И тогда отец Лоско начинал говорить ей о том, как наслаждаются рыцари и Хадевийк, как цветет амариллис в лугах над рекою, как скоро закончится страшная болезнь, власти которой положен предел в сорок дней, – и какая прекрасная жизнь начнется тогда для всех. Для всех, кроме нее, нераскаявшейся грешницы и вечной затворницы.
Мочила слезами рваную рубашку Блумардина, но все так же твердила только одно:
– Я невиновна, святой отец. Я невиновна.
Тогда однажды в неурочный час, когда Блумардина спала крепким сном, отпер дверь зеленый монах и толкнул в ее комнату маркиза Монсорда с глазами ясными, словно фиалки в весеннем лесу.
И долго говорил ей Монсорд о любви, сплетая золотые сети и шелковые силки, долго целовал кончики пальцев, и сдавалось бедное сердце Блумардины, но когда сквозь серую пелену дыма робко просочились первые лучи зари, он увидел, как исхудала несчастная Блумардина, какими серыми стали ее щеки, какими тусклыми косы, и отступил в отвращении, и застучал кулаками в запертую дверь.

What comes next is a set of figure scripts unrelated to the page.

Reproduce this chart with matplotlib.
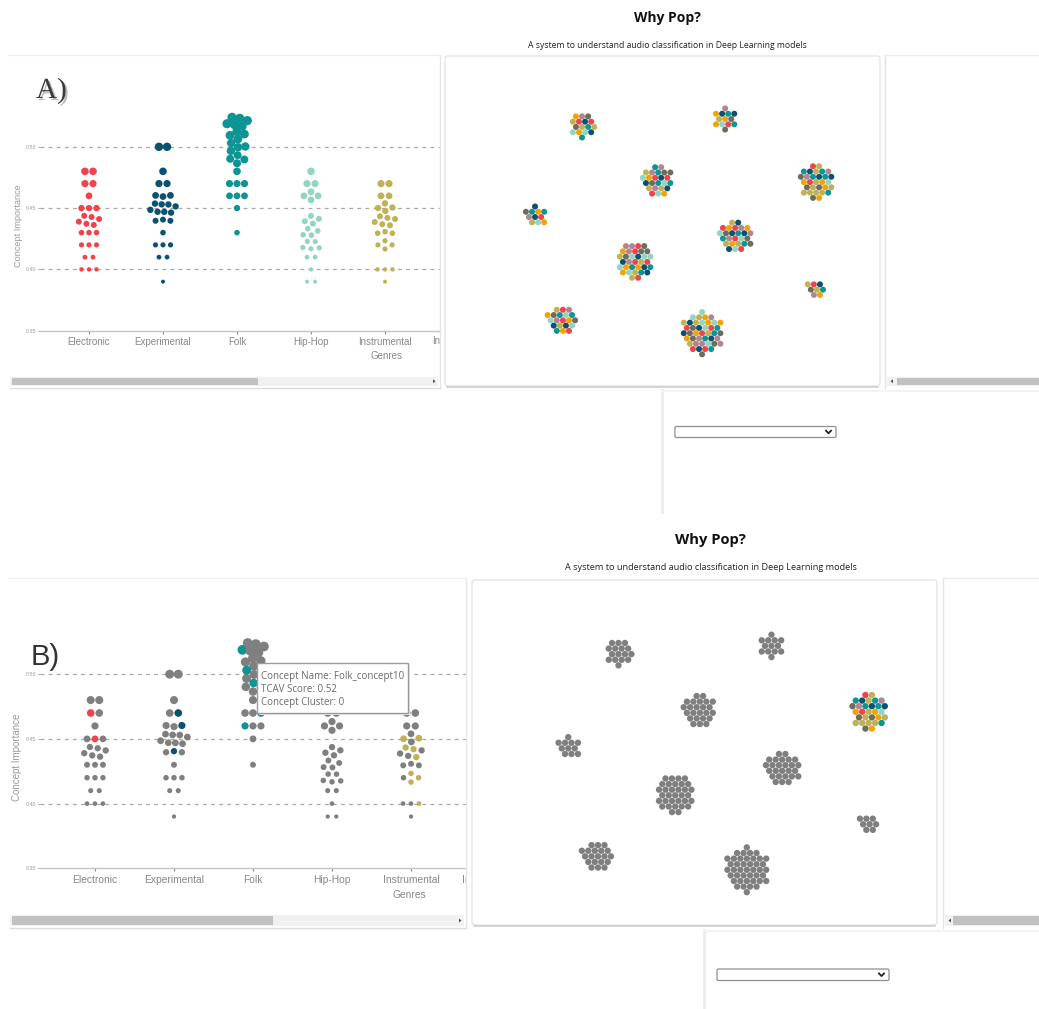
import numpy as np
import matplotlib
matplotlib.use("Agg")
import matplotlib.pyplot as plt
import matplotlib.patheffects as pe
from matplotlib.patches import Rectangle, FancyBboxPatch, Polygon
from matplotlib.transforms import Bbox, TransformedBbox

plt.rcParams['font.family'] = ['Liberation Sans', 'DejaVu Sans']

W, H = 1039, 1009

genres = ["Electronic", "Experimental", "Folk", "Hip-Hop", "Instrumental",
          "International", "Pop", "Rock"]
genre_colors = ["#F0434C", "#0B5270", "#0E9494", "#93D5C2", "#BFB155",
                "#F0A30A", "#B3858F", "#6C6E5C"]
faded = "#7F7F7F"

# TCAV scores of the concepts in the first five genres
electronic_scores = [0.48]*2 + [0.47]*2 + [0.46] + [0.45]*3 + [0.44]*6 + [0.43]*3 + [0.42]*3 + [0.41]*2 + [0.40]*3
experimental_scores = [0.50]*2 + [0.48] + [0.47]*2 + [0.46]*3 + [0.45]*8 + [0.44]*3 + [0.43] + [0.42]*3 + [0.41]*2 + [0.39]
folk_scores = [0.52]*6 + [0.51]*4 + [0.50]*4 + [0.49]*4 + [0.48] + [0.47]*3 + [0.46]*3 + [0.45] + [0.43]
hiphop_scores = [0.48] + [0.47]*2 + [0.46]*4 + [0.44]*4 + [0.43]*4 + [0.42]*5 + [0.41]*2 + [0.40] + [0.39]*2
instrumental_scores = [0.47]*2 + [0.46]*2 + [0.45]*4 + [0.44]*6 + [0.43]*3 + [0.42]*4 + [0.40]*3 + [0.39]

# concepts (index into the lists above) that belong to concept cluster 0
electronic_c0 = [2, 6]
experimental_c0 = [4, 7, 17]
folk_c0 = [0, 11, 15, 21, 22]
hiphop_c0 = [0]
instrumental_c0 = [4, 7, 9, 11, 12, 18, 19, 20, 23]

swarm_scores = [electronic_scores, experimental_scores, folk_scores,
                hiphop_scores, instrumental_scores]
swarm_c0 = [electronic_c0, experimental_c0, folk_c0, hiphop_c0, instrumental_c0]

# concept clusters: centre in the 2-D embedding (0..1, y down) and members per genre
cluster_x = [0.853, 0.315, 0.644, 0.490, 0.207, 0.667, 0.437, 0.855, 0.271, 0.591]
cluster_y = [0.382, 0.215, 0.191, 0.385, 0.488, 0.553, 0.624, 0.708, 0.801, 0.840]
cluster_members = [
    [2, 3, 5, 1, 9, 4, 2, 4],
    [2, 2, 2, 2, 3, 2, 1, 2],
    [1, 2, 2, 1, 1, 3, 1, 2],
    [3, 3, 4, 3, 3, 2, 3, 3],
    [1, 2, 2, 1, 1, 2, 1, 1],
    [4, 4, 3, 3, 3, 3, 3, 3],
    [5, 4, 3, 5, 4, 4, 4, 4],
    [1, 1, 1, 0, 2, 1, 1, 1],
    [3, 2, 3, 3, 2, 3, 2, 2],
    [5, 5, 4, 6, 5, 5, 6, 6],
]

hover_name = "Folk_concept10"
hover_score = 0.52
hover_cluster = 0

screens = [
    dict(cx=667, title_y=18, sub_y=46, sc=1.0,
         swarm=(40, 61.0, 440, 330.7), xlim=(-0.662, 4.743),
         left=(8, 55, 440, 388), track=(10, 376.5, 438, 386), thumb=(12, 258),
         mid=(445, 56, 880, 386), right=(885, 55, 1045, 388), rthumb=897,
         low=(662, 390, 512), drop=(675, 426.5, 836, 437.5),
         tag="A)", tag_xy=(36, 98), hover=False),
    dict(cx=710.5, title_y=540, sub_y=568, sc=1.06,
         swarm=(40, 583.6, 466, 868.3), xlim=(-0.696, 4.696),
         left=(8, 578, 466, 928), track=(10, 915, 464, 926), thumb=(12, 273),
         mid=(472, 580, 937, 925), right=(943, 578, 1045, 928), rthumb=953,
         low=(704, 930, 1009), drop=(717, 969, 889, 980.5),
         tag="B)", tag_xy=(31, 665), hover=True),
]


def fig_rect(x0, y0, x1, y1):
    return [x0 / W, 1 - y1 / H, (x1 - x0) / W, (y1 - y0) / H]


def swarm_layout(ax, xi, scores, sep):
    pts = ax.transData.transform(np.column_stack([np.full(len(scores), xi), scores]))
    cx = pts[0, 0]
    ty = pts[:, 1].copy()
    x = np.full(len(scores), cx, float)
    y = ty.copy()
    for v in sorted(set(scores)):
        idx = [i for i, s in enumerate(scores) if s == v]
        n = len(idx)
        for k, i in enumerate(idx):
            x[i] += (k - (n - 1) / 2) * sep
            if n > 3:
                y[i] += 0.4 if k % 2 else -0.4
    for _ in range(400):
        x += (cx - x) * 0.04
        y += (ty - y) * 0.1
        dx = x[:, None] - x[None, :]
        dy = y[:, None] - y[None, :]
        d = np.hypot(dx, dy)
        np.fill_diagonal(d, np.inf)
        over = np.clip(sep - d, 0, None)
        push = over / np.maximum(d, 1e-6) * 0.25
        x += (dx * push).sum(1)
        y += (dy * push).sum(1)
    return ax.transData.inverted().transform(np.column_stack([x, y]))


def hex_offsets(n, sp):
    pts = []
    for j in range(-10, 11):
        for i in range(-10, 11):
            px = (i + j / 2) * sp
            py = j * sp * np.sqrt(3) / 2
            pts.append((np.hypot(px, py), np.arctan2(py, px), px, py))
    pts.sort(key=lambda p: (round(p[0], 3), p[1]))
    return np.array([[p[2], p[3]] for p in pts[:n]])


def member_colors(counts):
    keys, cols = [], []
    for g, c in enumerate(counts):
        for k in range(c):
            keys.append((k + 0.5) / c + 0.011 * g)
            cols.append(g)
    order = np.argsort(keys, kind="stable")
    return [cols[i] for i in order]


fig = plt.figure(figsize=(W / 100, H / 100), dpi=100)
fig.patch.set_facecolor("white")

over = fig.add_axes([0, 0, 1, 1], zorder=10)
over.set_xlim(0, W)
over.set_ylim(H, 0)
over.axis("off")
over.patch.set_alpha(0)

for lay in screens:
    sc = lay["sc"]

    # ---- beeswarm of concept importance per genre
    x0, y0, x1, y1 = lay["swarm"]
    ax = fig.add_axes(fig_rect(x0, y0, x1, y1))
    ax.set_xlim(*lay["xlim"])
    ax.set_ylim(0.35, 0.57)
    ax.patch.set_alpha(0)
    for s in ["left", "top", "right"]:
        ax.spines[s].set_visible(False)
    ax.spines["bottom"].set_color("#c4c4c4")
    ax.spines["bottom"].set_linewidth(1)
    ax.set_yticks([0.35, 0.40, 0.45, 0.50])
    ax.set_yticklabels(["0.35", "0.40", "0.45", "0.50"])
    ax.tick_params(axis="y", length=1.5, width=0.6, pad=1.2, labelsize=3.8,
                   colors="#9a9a9a")
    ax.set_xticks(range(5))
    ax.set_xticklabels(genres[:5])
    ax.tick_params(axis="x", length=2.2, width=0.8, pad=2.6, labelsize=7 * sc,
                   colors="#888888")
    for v in [0.40, 0.45, 0.50]:
        ax.axhline(v, color="#a8a8a8", lw=0.9, dashes=(3, 3.5), zorder=0)
    ax.text(-0.054, 0.39, "Concept Importance", rotation=90, transform=ax.transAxes,
            ha="center", va="center", fontsize=6.6 * sc, color="#9a9a9a")
    ax.text(0.866, -0.095, "Genres", transform=ax.transAxes, ha="center", va="center",
            fontsize=7 * sc, color="#888888")
    # next genre label, cut off by the panel edge
    nxt = ax.text(5, -0.04, genres[5], transform=ax.get_xaxis_transform(),
                  ha="center", va="center", fontsize=7 * sc, color="#888888")
    nxt.set_clip_box(TransformedBbox(Bbox([[0, 0], [x1 / W, 1]]), fig.transFigure))
    nxt.set_clip_on(True)

    for gi, scores in enumerate(swarm_scores):
        xy = swarm_layout(ax, gi, scores, 8.4 * sc)
        radii = (2.0 + (np.array(scores) - 0.39) * 20) * sc
        if lay["hover"]:
            cols = [genre_colors[gi] if i in swarm_c0[gi] else faded
                    for i in range(len(scores))]
        else:
            cols = [genre_colors[gi]] * len(scores)
        ax.scatter(xy[:, 0], xy[:, 1], s=(1.44 * radii) ** 2, c=cols,
                   linewidths=0, clip_on=False, zorder=3)

    # ---- concept clusters
    mx0, my0, mx1, my1 = lay["mid"]
    cax = fig.add_axes(fig_rect(mx0, my0, mx1, my1))
    cax.set_xlim(0, 1)
    cax.set_ylim(1, 0)
    cax.axis("off")
    aw, ah = mx1 - mx0, my1 - my0
    for ci in range(len(cluster_x)):
        n = sum(cluster_members[ci])
        off = hex_offsets(n, 6.1 * sc)
        gcols = member_colors(cluster_members[ci])
        if lay["hover"] and ci != hover_cluster:
            cols = [faded] * n
        else:
            cols = [genre_colors[g] for g in gcols]
        cax.scatter(cluster_x[ci] + off[:, 0] / aw, cluster_y[ci] + off[:, 1] / ah,
                    s=(1.44 * 3.0 * sc) ** 2, c=cols, linewidths=0)

    # ---- page chrome
    over.text(lay["cx"], lay["title_y"], "Why Pop?", ha="center", va="center",
              fontsize=10 * sc, fontweight="bold", family="Open Sans", color="#111111")
    over.text(lay["cx"], lay["sub_y"],
              "A system to understand audio classification in Deep Learning models",
              ha="center", va="center", fontsize=6.2 * sc, family="Open Sans",
              color="#222222")

    lx0, ly0, lx1, ly1 = lay["left"]
    over.plot([lx0, lx1], [ly0, ly0], color="#f0f0f0", lw=1)
    over.plot([lx1, lx1], [ly0, ly1], color="#e6e6e6", lw=1)
    over.plot([lx0 + 2, lx1], [ly1, ly1], color="#dcdcdc", lw=1)
    tx0, ty0, tx1, ty1 = lay["track"]
    over.add_patch(Rectangle((tx0, ty0), tx1 - tx0, ty1 - ty0, fc="#f1f1f1", ec="none"))
    th0, th1 = lay["thumb"]
    over.add_patch(Rectangle((th0, ty0 + 1), th1 - th0, ty1 - ty0 - 2, fc="#c1c1c1",
                             ec="none"))
    ym = (ty0 + ty1) / 2
    over.add_patch(Polygon([(tx1 - 5, ym - 2), (tx1 - 5, ym + 2), (tx1 - 2.5, ym)],
                           fc="#505050", ec="none"))

    over.add_patch(FancyBboxPatch((mx0, my0), mx1 - mx0, my1 - my0,
                                  boxstyle="round,pad=0,rounding_size=3",
                                  fc="none", ec="#e2e2e2", lw=0.9))
    over.plot([mx0 + 2, mx1 - 2], [my1 + 1, my1 + 1], color="#cfcfcf", lw=1.2)

    rx0, ry0, rx1, ry1 = lay["right"]
    over.plot([rx0, rx0], [ry0, ry1], color="#e4e4e4", lw=1)
    over.plot([rx0, rx1], [ry0, ry0], color="#ececec", lw=1)
    over.add_patch(Rectangle((rx0 + 2, ty0), rx1 - rx0, ty1 - ty0, fc="#f1f1f1", ec="none"))
    over.add_patch(Rectangle((lay["rthumb"], ty0 + 1), rx1 - lay["rthumb"], ty1 - ty0 - 2,
                             fc="#c1c1c1", ec="none"))
    over.add_patch(Polygon([(rx0 + 8, ym - 2), (rx0 + 8, ym + 2), (rx0 + 5.5, ym)],
                           fc="#505050", ec="none"))

    vx, vy0, vy1 = lay["low"]
    over.plot([vx, vx], [vy0, vy1], color="#ececec", lw=2)
    over.plot([vx, W], [vy0 + 1, vy0 + 1], color="#f3f3f3", lw=1.5)
    dx0, dy0, dx1, dy1 = lay["drop"]
    over.add_patch(FancyBboxPatch((dx0, dy0), dx1 - dx0, dy1 - dy0,
                                  boxstyle="round,pad=0,rounding_size=1.5",
                                  fc="white", ec="#8f8f8f", lw=0.9))
    dm = (dy0 + dy1) / 2
    over.plot([dx1 - 10, dx1 - 7.5, dx1 - 5], [dm - 1.3, dm + 1.3, dm - 1.3],
              color="#222222", lw=1.3)

    if lay["tag"] == "A)":
        over.text(*lay["tag_xy"], "A)", ha="left", va="baseline", fontsize=21,
                  family="Liberation Serif", color="#3c3c3c",
                  path_effects=[pe.withSimplePatchShadow(offset=(1.5, -1.5),
                                                         shadow_rgbFace="#777777",
                                                         alpha=0.5)])
    else:
        over.text(*lay["tag_xy"], "B)", ha="left", va="baseline", fontsize=21,
                  family="Liberation Sans", color="#333333")

    if lay["hover"]:
        bx0, by0, bx1, by1 = 257, 663, 408, 713
        over.add_patch(Rectangle((bx0 + 1.5, by0 + 1.5), bx1 - bx0, by1 - by0,
                                 fc="#e6e6e6", ec="none"))
        over.add_patch(Rectangle((bx0, by0), bx1 - bx0, by1 - by0, fc="white",
                                 ec="#9a9a9a", lw=1))
        lines = ["Concept Name: " + hover_name,
                 "TCAV Score: %.2f" % hover_score,
                 "Concept Cluster: %d" % hover_cluster]
        for k, t in enumerate(lines):
            over.text(bx0 + 4, by0 + 13 + 13 * k, t, ha="left", va="center",
                      fontsize=7, family="Open Sans", color="#6a6a6a")

fig.savefig("out.png", dpi=100)
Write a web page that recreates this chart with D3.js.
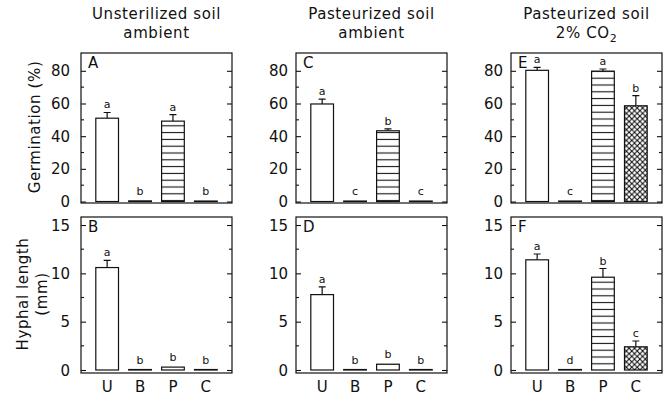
<!DOCTYPE html>
<html>
<head>
<meta charset="utf-8">
<script src="https://cdn.jsdelivr.net/npm/d3@7"></script>
<style>
  body { margin: 0; background: #fff; }
  svg text { font-family: "DejaVu Sans", sans-serif; fill: #111; }
</style>
</head>
<body>
<div id="chart"></div>
<script>
// treatments along the x axis
var treatments = ["U", "B", "P", "C"];

// germination (%) panels A, C, E
var germA = [51, 0.4, 49.2, 0.3], germAErr = [3.5, 0, 4, 0];
var germC = [59.7, 0.3, 43.3, 0.3], germCErr = [3, 0, 1.2, 0];
var germE = [80.3, 0.3, 79.8, 58.6], germEErr = [1.8, 0, 1.3, 6.2];
var germALetters = ["a", "b", "a", "b"];
var germCLetters = ["a", "c", "b", "c"];
var germELetters = ["a", "c", "a", "b"];

// hyphal length (mm) panels B, D, F
var hyphB = [10.6, 0.05, 0.3, 0.05], hyphBErr = [0.75, 0, 0, 0];
var hyphD = [7.8, 0.05, 0.6, 0.05], hyphDErr = [0.8, 0, 0, 0];
var hyphF = [11.4, 0.05, 9.6, 2.4], hyphFErr = [0.6, 0, 0.9, 0.6];
var hyphBLetters = ["a", "b", "b", "b"];
var hyphDLetters = ["a", "b", "b", "b"];
var hyphFLetters = ["a", "d", "b", "c"];

var germTicks = [0, 20, 40, 60, 80], germMinor = [10, 30, 50, 70];
var hyphTicks = [0, 5, 10, 15], hyphMinor = [2.5, 7.5, 12.5];

var titles = [["Unsterilized soil", "ambient"], ["Pasteurized soil", "ambient"], ["Pasteurized soil", "2% CO2"]];
var panelIds = [["A", "C", "E"], ["B", "D", "F"]];

var W = 672, H = 401;
var svg = d3.select("#chart").append("svg").attr("width", W).attr("height", H);

// fill patterns
var defs = svg.append("defs");
var stripes = defs.append("pattern").attr("id", "stripes")
  .attr("patternUnits", "userSpaceOnUse").attr("width", 8).attr("height", 6.8);
stripes.append("rect").attr("width", 8).attr("height", 6.8).attr("fill", "#fff");
stripes.append("line").attr("x1", 0).attr("x2", 8).attr("y1", 3.4).attr("y2", 3.4)
  .attr("stroke", "#111").attr("stroke-width", 1.1);

var hatch = defs.append("pattern").attr("id", "hatch")
  .attr("patternUnits", "userSpaceOnUse").attr("width", 5.4).attr("height", 5.4);
hatch.append("rect").attr("width", 5.4).attr("height", 5.4).attr("fill", "#fff");
hatch.append("path").attr("d", "M0,0L5.4,5.4M5.4,0L0,5.4")
  .attr("stroke", "#111").attr("stroke-width", 1.1);

var fills = ["#fff", "#fff", "url(#stripes)", "url(#hatch)"];

var colX = [81, 296, 511], panelW = 151;
var rows = [
  { top: 53, bottom: 203, domain: [-0.9, 90.9], ticks: germTicks, minor: germMinor,
    data: [[germA, germAErr, germALetters], [germC, germCErr, germCLetters], [germE, germEErr, germELetters]] },
  { top: 217, bottom: 373, domain: [-0.31, 15.83], ticks: hyphTicks, minor: hyphMinor,
    data: [[hyphB, hyphBErr, hyphBLetters], [hyphD, hyphDErr, hyphDLetters], [hyphF, hyphFErr, hyphFLetters]] }
];

rows.forEach(function(row, r) {
  var y = d3.scaleLinear().domain(row.domain).range([row.bottom, row.top]);

  colX.forEach(function(x0, c) {
    var x = d3.scaleBand().domain(treatments).range([x0, x0 + panelW])
      .paddingInner(0.31).paddingOuter(0.45);
    var g = svg.append("g");
    var vals = row.data[c][0], errs = row.data[c][1], lets = row.data[c][2];
    var bars = treatments.map(function(t, i) {
      return { t: t, v: vals[i], e: errs[i], l: lets[i], f: fills[i] };
    });
    // in A and C the C bar is just a blank sliver
    if (c < 2) bars[3].f = "#fff";

    // error bars (up only)
    g.selectAll(".err").data(bars.filter(function(d) { return d.e > 0; })).enter()
      .append("path")
      .attr("d", function(d) {
        var cx = x(d.t) + x.bandwidth() / 2;
        return "M" + cx + "," + y(d.v) + "V" + y(d.v + d.e) + "M" + (cx - 3.5) + "," + y(d.v + d.e) + "H" + (cx + 3.5);
      })
      .attr("stroke", "#111").attr("stroke-width", 1.2).attr("fill", "none");

    g.selectAll(".bar").data(bars).enter().append("rect")
      .attr("x", function(d) { return x(d.t); })
      .attr("width", x.bandwidth())
      .attr("y", function(d) { return y(d.v); })
      .attr("height", function(d) { return Math.max(0.5, y(0) - y(d.v)); })
      .attr("fill", function(d) { return d.f; })
      .attr("stroke", "#111").attr("stroke-width", 1.2);

    g.selectAll(".sig").data(bars).enter().append("text")
      .attr("x", function(d) { return x(d.t) + x.bandwidth() / 2; })
      .attr("y", function(d) { return y(d.v + d.e) - (d.e > 0 ? 4 : 6); })
      .attr("text-anchor", "middle").attr("font-size", 11)
      .text(function(d) { return d.l; });

    // frame
    g.append("rect").attr("x", x0).attr("y", row.top).attr("width", panelW)
      .attr("height", row.bottom - row.top).attr("fill", "none")
      .attr("stroke", "#111").attr("stroke-width", 1.2);

    // y axis with inward ticks on both sides
    var left = g.append("g").attr("transform", "translate(" + x0 + ",0)")
      .call(d3.axisRight(y).tickValues(row.ticks).tickSize(5).tickFormat(""));
    left.selectAll(".minor").data(row.minor).enter().append("line").attr("class", "minor")
      .attr("x1", 0).attr("x2", 3).attr("y1", y).attr("y2", y);
    var right = g.append("g").attr("transform", "translate(" + (x0 + panelW) + ",0)")
      .call(d3.axisLeft(y).tickValues(row.ticks).tickSize(5).tickFormat(""));
    right.selectAll(".minor").data(row.minor).enter().append("line").attr("class", "minor")
      .attr("x1", 0).attr("x2", -3).attr("y1", y).attr("y2", y);
    g.selectAll(".domain").remove();
    g.selectAll("line").attr("stroke", "#111").attr("stroke-width", 1.1);

    g.selectAll(".ylab").data(row.ticks).enter().append("text")
      .attr("x", x0 - (c === 0 ? 11 : 8)).attr("y", function(d) { return y(d) + 5.5; })
      .attr("text-anchor", "end").attr("font-size", 15)
      .text(function(d) { return d; });

    // panel letter
    g.append("text").attr("x", x0 + 7).attr("y", row.top + 15)
      .attr("font-size", 15).text(panelIds[r][c]);

    if (r === 1) {
      g.selectAll(".xlab").data(treatments).enter().append("text")
        .attr("x", function(d) { return x(d) + x.bandwidth() / 2; })
        .attr("y", 392).attr("text-anchor", "middle").attr("font-size", 15)
        .text(function(d) { return d; });
    }
    if (r === 0) {
      var cxp = x0 + panelW / 2;
      g.append("text").attr("x", cxp).attr("y", 19).attr("text-anchor", "middle")
        .attr("font-size", 15).attr("letter-spacing", 0.6).text(titles[c][0]);
      var t2 = g.append("text").attr("x", cxp).attr("y", 38).attr("text-anchor", "middle")
        .attr("font-size", 15).attr("letter-spacing", 0.6);
      if (titles[c][1] === "2% CO2") {
        t2.append("tspan").text("2% CO");
        t2.append("tspan").attr("dy", 4).attr("font-size", 11).text("2");
      } else {
        t2.text(titles[c][1]);
      }
    }
  });
});

// y axis titles
svg.append("text").attr("transform", "translate(40,127) rotate(-90)")
  .attr("text-anchor", "middle").attr("font-size", 15).attr("letter-spacing", 0.6)
  .text("Germination (%)");
svg.append("text").attr("transform", "translate(28,294) rotate(-90)")
  .attr("text-anchor", "middle").attr("font-size", 15).attr("letter-spacing", 0.6)
  .text("Hyphal length");
svg.append("text").attr("transform", "translate(47,294) rotate(-90)")
  .attr("text-anchor", "middle").attr("font-size", 15).attr("letter-spacing", 0.6)
  .text("(mm)");
</script>
</body>
</html>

А когда он ушел, поняла Блумардина, что больше не нужен ей мудрый корень аконит и никогда уже не потребуется. И впервые не с торжеством, а с сожалением вспомнила черную западную рощу.
В тот же день, впервые после смерти графини Алеччо, снова спустился в ясеневый зал герцог Эудо, и замерли три рыцаря и ясноликая Хадевийк, ибо голова герцога стала белой, как пепел, толстой пеленой покрывавший окрестности замка Массенгаузен.